▶ [Directive]:
Write every entry out again exactly, please, and skip the pictures.

▶ [Data to use]:

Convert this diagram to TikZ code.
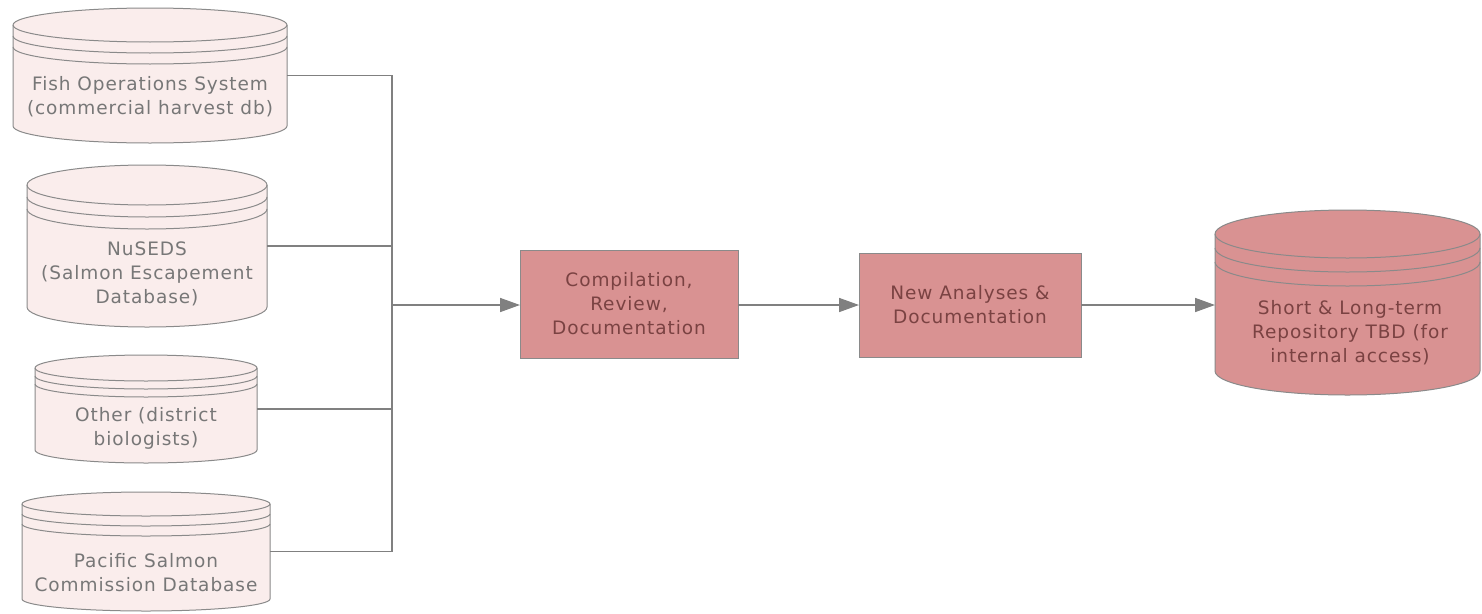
\documentclass[tikz,border=0pt]{standalone}
\usepackage{fontspec}
\setmainfont{DejaVu Sans}[LetterSpace=5]
\usetikzlibrary{arrows.meta}
\definecolor{lightfill}{HTML}{FAEDEC}
\definecolor{darkfill}{HTML}{D99292}
\definecolor{edgegray}{HTML}{8A8A8A}
\definecolor{linegray}{HTML}{808080}
\definecolor{lighttext}{HTML}{777777}
\definecolor{darktext}{HTML}{7A4242}
\tikzset{
  dblight/.style={draw=edgegray,line width=1pt,fill=lightfill},
  dbdark/.style={draw=edgegray,line width=1pt,fill=darkfill},
  shapebox/.style={draw=none,fill=none,inner sep=0pt,outer sep=0pt,rectangle},
  dbtext/.style={align=center,text=lighttext,font=\fontsize{18.5pt}{24pt}\selectfont,inner sep=0pt},
  darktextstyle/.style={align=center,text=darktext,font=\fontsize{18.5pt}{24pt}\selectfont,inner sep=0pt},
  procbox/.style={draw=edgegray,line width=1pt,fill=darkfill,align=center,text=darktext,font=\fontsize{18.5pt}{24pt}\selectfont,inner sep=0pt,outer sep=0pt},
  conn/.style={draw=linegray,line width=1.6pt},
  arr/.style={conn,-{Triangle[length=20pt,width=14pt]}}
}
\newcommand{\dbcyl}[8]{%
  \pgfmathsetmacro\dbrx{(#3-#2)/2}%
  \pgfmathsetmacro\dbya{-(#4+#6)}%
  \pgfmathsetmacro\dbyb{-(#5-#6)}%
  \pgfmathsetmacro\dbyc{\dbya-#7}%
  \pgfmathsetmacro\dbyd{\dbya-2*#7}%
  \pgfmathsetmacro\dbcx{(#2+#3)/2}%
  \pgfmathsetmacro\dbcy{-(#4+#5)/2}%
  \pgfmathsetmacro\dbw{#3-#2}%
  \pgfmathsetmacro\dbh{#5-#4}%
  \draw[#8] (#2,\dbya) -- (#2,\dbyb) arc[start angle=180,end angle=360,x radius=\dbrx pt,y radius=#6 pt] -- (#3,\dbya) arc[start angle=0,end angle=180,x radius=\dbrx pt,y radius=#6 pt] -- cycle;
  \draw[#8,fill=none] (#2,\dbya) arc[start angle=180,end angle=360,x radius=\dbrx pt,y radius=#6 pt];
  \draw[#8,fill=none] (#2,\dbyc) arc[start angle=180,end angle=360,x radius=\dbrx pt,y radius=#6 pt];
  \draw[#8,fill=none] (#2,\dbyd) arc[start angle=180,end angle=360,x radius=\dbrx pt,y radius=#6 pt];
  \node[shapebox,minimum width=\dbw pt,minimum height=\dbh pt] (#1) at (\dbcx,\dbcy) {};
}
\begin{document}
\begin{tikzpicture}[x=1pt,y=1pt]
\useasboundingbox (0,0) rectangle (1482,-613);
\fill[white] (0,0) rectangle (1482,-613);
% source databases
\dbcyl{db1}{13}{287}{8}{143}{17}{11}{dblight}
\node[dbtext] (t1) at (150,-97) {Fish Operations System\\(commercial harvest db)};
\dbcyl{db2}{27}{267}{165}{327}{20}{12}{dblight}
\node[dbtext] (t2) at (147,-274) {NuSEDS\\(Salmon Escapement\\Database)};
\dbcyl{db3}{35}{257}{355}{463}{13}{8}{dblight}
\node[dbtext] (t3) at (146,-428) {Other (district\\biologists)};
\dbcyl{db4}{22}{270}{492}{611}{12}{10}{dblight}
\node[dbtext] (t4) at (146,-573) {Pacific Salmon\\Commission Database};
% process boxes
\node[procbox,minimum width=218pt,minimum height=108pt] (box1) at (629,-304) {Compilation,\\Review,\\Documentation};
\node[procbox,minimum width=222pt,minimum height=104pt] (box2) at (970,-305) {New Analyses \&\\Documentation};
% repository
\dbcyl{repo}{1215}{1480}{210}{395}{24}{14}{dbdark}
\node[darktextstyle] (t5) at (1350,-333) {Short \& Long-term\\Repository TBD (for\\internal access)};
% connectors
\coordinate (jn) at (392,-305);
\draw[conn] (db1.east) -| (jn);
\draw[conn] (db2.east) -| (jn);
\draw[conn] (db3.east) -| (jn);
\draw[conn] (db4.east) -| (jn);
\draw[arr] (jn) -- (jn -| box1.west);
\draw[arr] (box1.east |- jn) -- (box2.west |- jn);
\draw[arr] (box2.east |- jn) -- (repo.west |- jn);
\end{tikzpicture}
\end{document}
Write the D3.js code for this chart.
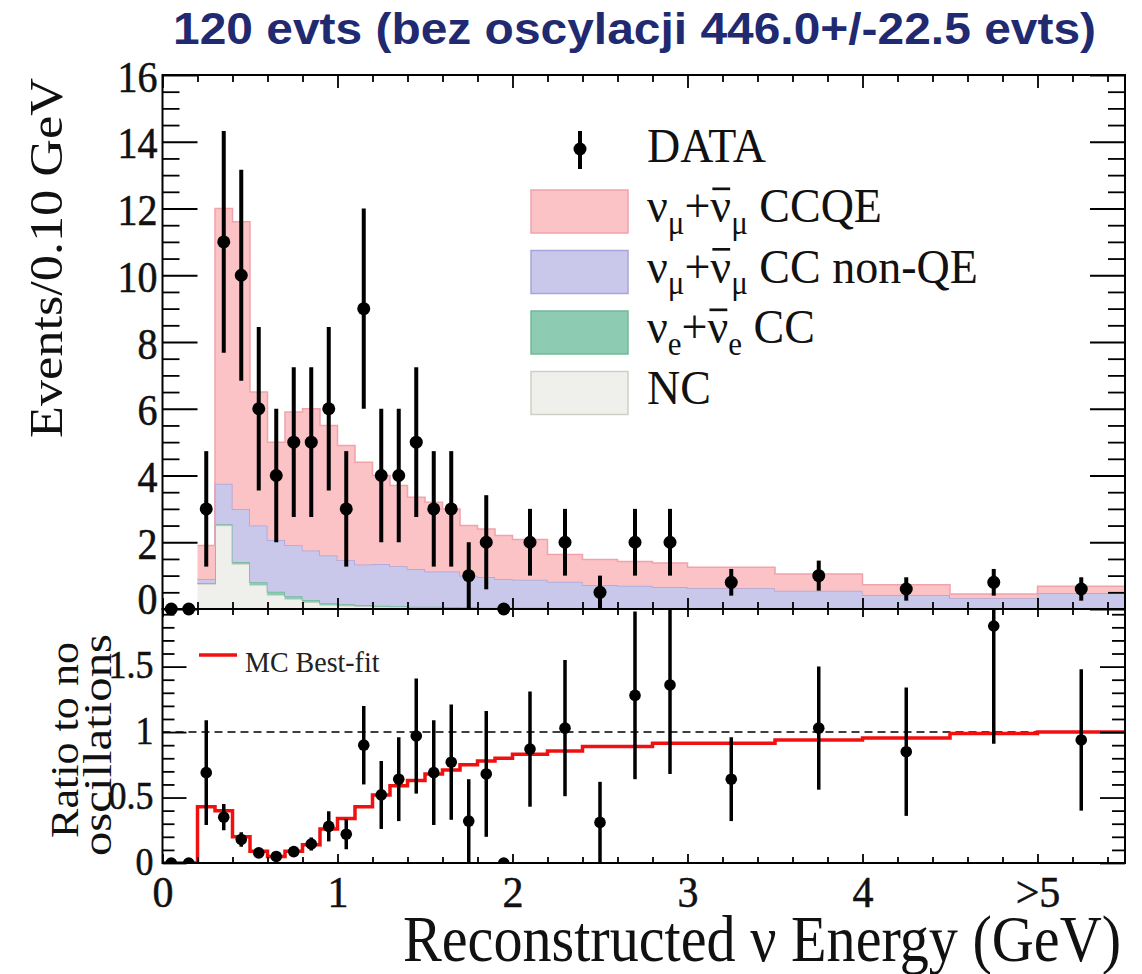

▶ [The result]:
Convert this diagram to TikZ code.
\documentclass[tikz,border=0pt]{standalone}
\usepackage{fontspec}
\setmainfont{DejaVu Sans}[LetterSpace=5]
\usetikzlibrary{arrows.meta}
\definecolor{lightfill}{HTML}{FAEDEC}
\definecolor{darkfill}{HTML}{D99292}
\definecolor{edgegray}{HTML}{8A8A8A}
\definecolor{linegray}{HTML}{808080}
\definecolor{lighttext}{HTML}{777777}
\definecolor{darktext}{HTML}{7A4242}
\tikzset{
  dblight/.style={draw=edgegray,line width=1pt,fill=lightfill},
  dbdark/.style={draw=edgegray,line width=1pt,fill=darkfill},
  shapebox/.style={draw=none,fill=none,inner sep=0pt,outer sep=0pt,rectangle},
  dbtext/.style={align=center,text=lighttext,font=\fontsize{18.5pt}{24pt}\selectfont,inner sep=0pt},
  darktextstyle/.style={align=center,text=darktext,font=\fontsize{18.5pt}{24pt}\selectfont,inner sep=0pt},
  procbox/.style={draw=edgegray,line width=1pt,fill=darkfill,align=center,text=darktext,font=\fontsize{18.5pt}{24pt}\selectfont,inner sep=0pt,outer sep=0pt},
  conn/.style={draw=linegray,line width=1.6pt},
  arr/.style={conn,-{Triangle[length=20pt,width=14pt]}}
}
\newcommand{\dbcyl}[8]{%
  \pgfmathsetmacro\dbrx{(#3-#2)/2}%
  \pgfmathsetmacro\dbya{-(#4+#6)}%
  \pgfmathsetmacro\dbyb{-(#5-#6)}%
  \pgfmathsetmacro\dbyc{\dbya-#7}%
  \pgfmathsetmacro\dbyd{\dbya-2*#7}%
  \pgfmathsetmacro\dbcx{(#2+#3)/2}%
  \pgfmathsetmacro\dbcy{-(#4+#5)/2}%
  \pgfmathsetmacro\dbw{#3-#2}%
  \pgfmathsetmacro\dbh{#5-#4}%
  \draw[#8] (#2,\dbya) -- (#2,\dbyb) arc[start angle=180,end angle=360,x radius=\dbrx pt,y radius=#6 pt] -- (#3,\dbya) arc[start angle=0,end angle=180,x radius=\dbrx pt,y radius=#6 pt] -- cycle;
  \draw[#8,fill=none] (#2,\dbya) arc[start angle=180,end angle=360,x radius=\dbrx pt,y radius=#6 pt];
  \draw[#8,fill=none] (#2,\dbyc) arc[start angle=180,end angle=360,x radius=\dbrx pt,y radius=#6 pt];
  \draw[#8,fill=none] (#2,\dbyd) arc[start angle=180,end angle=360,x radius=\dbrx pt,y radius=#6 pt];
  \node[shapebox,minimum width=\dbw pt,minimum height=\dbh pt] (#1) at (\dbcx,\dbcy) {};
}
\begin{document}
\begin{tikzpicture}[x=1pt,y=1pt]
\useasboundingbox (0,0) rectangle (1482,-613);
\fill[white] (0,0) rectangle (1482,-613);
% source databases
\dbcyl{db1}{13}{287}{8}{143}{17}{11}{dblight}
\node[dbtext] (t1) at (150,-97) {Fish Operations System\\(commercial harvest db)};
\dbcyl{db2}{27}{267}{165}{327}{20}{12}{dblight}
\node[dbtext] (t2) at (147,-274) {NuSEDS\\(Salmon Escapement\\Database)};
\dbcyl{db3}{35}{257}{355}{463}{13}{8}{dblight}
\node[dbtext] (t3) at (146,-428) {Other (district\\biologists)};
\dbcyl{db4}{22}{270}{492}{611}{12}{10}{dblight}
\node[dbtext] (t4) at (146,-573) {Pacific Salmon\\Commission Database};
% process boxes
\node[procbox,minimum width=218pt,minimum height=108pt] (box1) at (629,-304) {Compilation,\\Review,\\Documentation};
\node[procbox,minimum width=222pt,minimum height=104pt] (box2) at (970,-305) {New Analyses \&\\Documentation};
% repository
\dbcyl{repo}{1215}{1480}{210}{395}{24}{14}{dbdark}
\node[darktextstyle] (t5) at (1350,-333) {Short \& Long-term\\Repository TBD (for\\internal access)};
% connectors
\coordinate (jn) at (392,-305);
\draw[conn] (db1.east) -| (jn);
\draw[conn] (db2.east) -| (jn);
\draw[conn] (db3.east) -| (jn);
\draw[conn] (db4.east) -| (jn);
\draw[arr] (jn) -- (jn -| box1.west);
\draw[arr] (box1.east |- jn) -- (box2.west |- jn);
\draw[arr] (box2.east |- jn) -- (repo.west |- jn);
\end{tikzpicture}
\end{document}
Write the D3.js code for this chart.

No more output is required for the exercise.